In Arabic, Qahwah means coffee, and at Qahwah House, coffee is made the traditional way for a modern audience. From your first step through their doors you are greeted by the fresh smell of coffee being brewed in traditional kettles, next to fresh sabaya pastries. The café blends the coffee shop aesthetic with traditional Yemeni designs. Their rustic, modern take on a traditional Arabic market and coffee house makes for a captivating, unique layout. While the interior is small, the café hosts two floors of seating, each furnished with a myriad of Yemeni cultural objects, from woven baskets to crafted porcelain cups. To top off the coffee shop atmosphere, four barrels full of coffee beans take center stage, helping add to the pleasant aroma.
At Qahwah House, coffee is made through traditional means from beans grown in Yemen. As they say on their website, the owners are originally from Yemen, where they were “born and raised amidst coffee plants,” and boy does it show. Each pot is made with care and it shows in the flavor. Their helpful staff helped me select some of their most popular drinks, including the Sanaani coffee, the Mofawar coffee and the Yemeni latte, and each was brewed with expert precision. The Yemeni latte blended the tastes of a typical latte with the tastes and spices of Yemeni sourced coffee. Overall, the drink contained the perfect amount of milk, as to enrich the taste of the drink, but not dilute the flavor of the beans themselves. The presentation was superb: the drink came in a red porcelain cup, topped off with a beautiful leaf design. The Mofawar coffee was a more traditional drink, and was served without the fanfare of the latte. The drink consisted of ginger, cinnamon, honey and Yemeni spices, which created a uniquely sweet, nectar like taste. The Sanaani coffee was the most bitter of the three, with only cardamom spices being added to the coffee. The drink was rather simple, with the only added tastes being the flavors of the spices. As someone who enjoys coffee, and drinks it regularly, I too often am served coffee made from burnt old beans, but at Qahwah House, I was pleasantly surprised. The unique pairings of spices and cream, mixed with the perfectly roasted beans only helped complete the experience.

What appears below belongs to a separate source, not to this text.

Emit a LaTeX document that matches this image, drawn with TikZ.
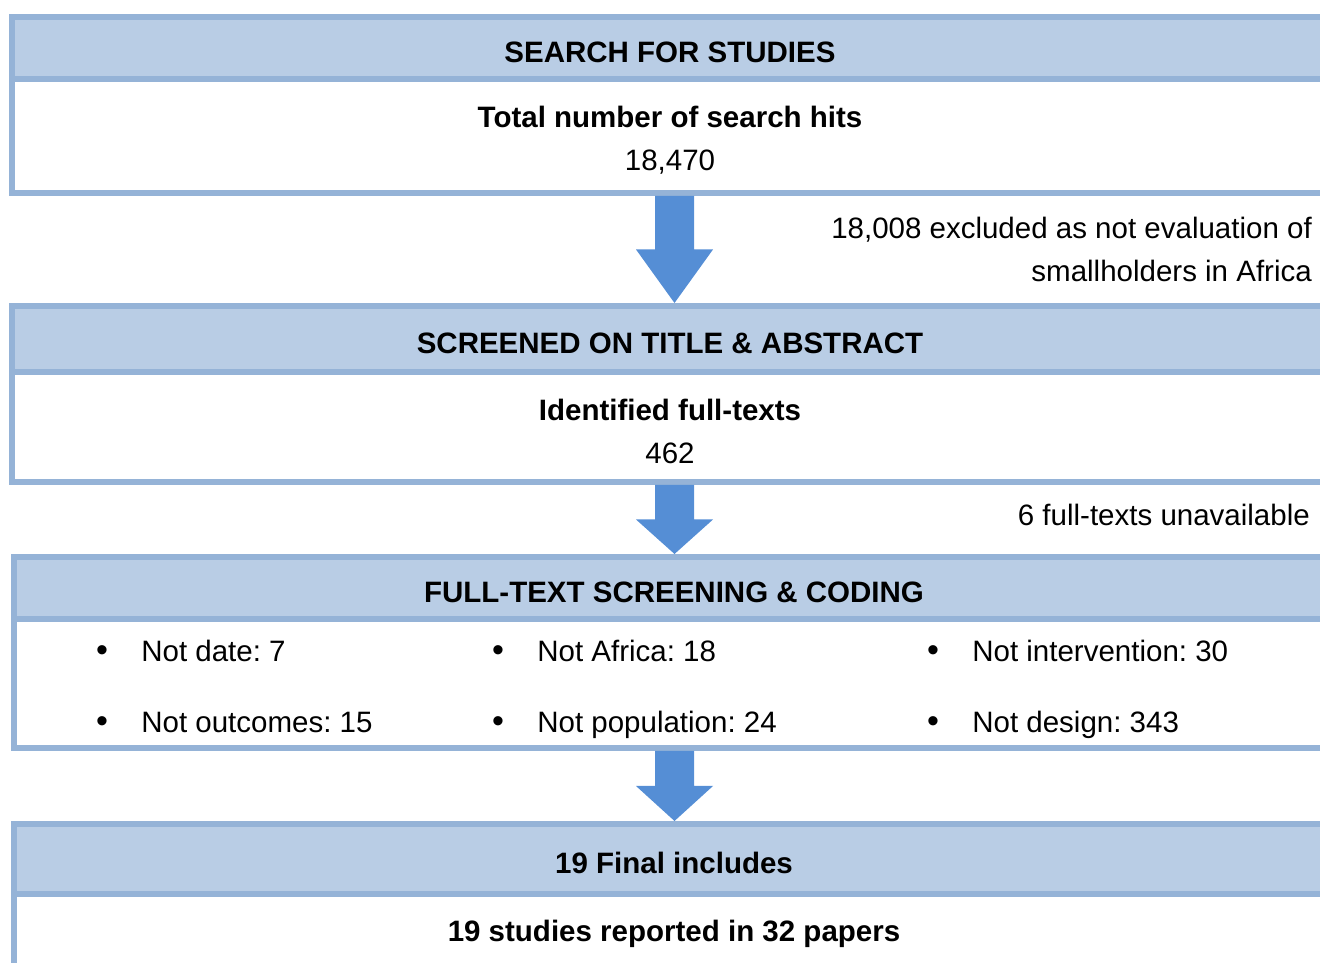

Despite my enjoyment and appreciation for the craft, I must note that authentic Yemeni coffee is not everyone’s cup of tea (or in this case coffee). While I loved the taste of the Yemeni Latte, and Mofawar coffee, the Sanaani coffee was a bit too strong for my blood. Most of the authentic Yemeni coffees are made using cardamom spice, which helps give it its distinct taste, but can be a bit overwhelming for those not used to it. While every drink is extremely well made, I do urge those who are unfamiliar with traditional Arabic coffee to keep an open mind when going to Qahwah House, and to expect to have coffee unlike anything you have tasted before.
For anyone who enjoys coffee, Qahwah House is a must try, and provides an experience not found in most coffee shops. From its coffee to its decor, the café is a testament to passion. Its blend of past and present, modern and traditional, and American and Yemeni, is most welcome in this community, and I hope it’s here to stay.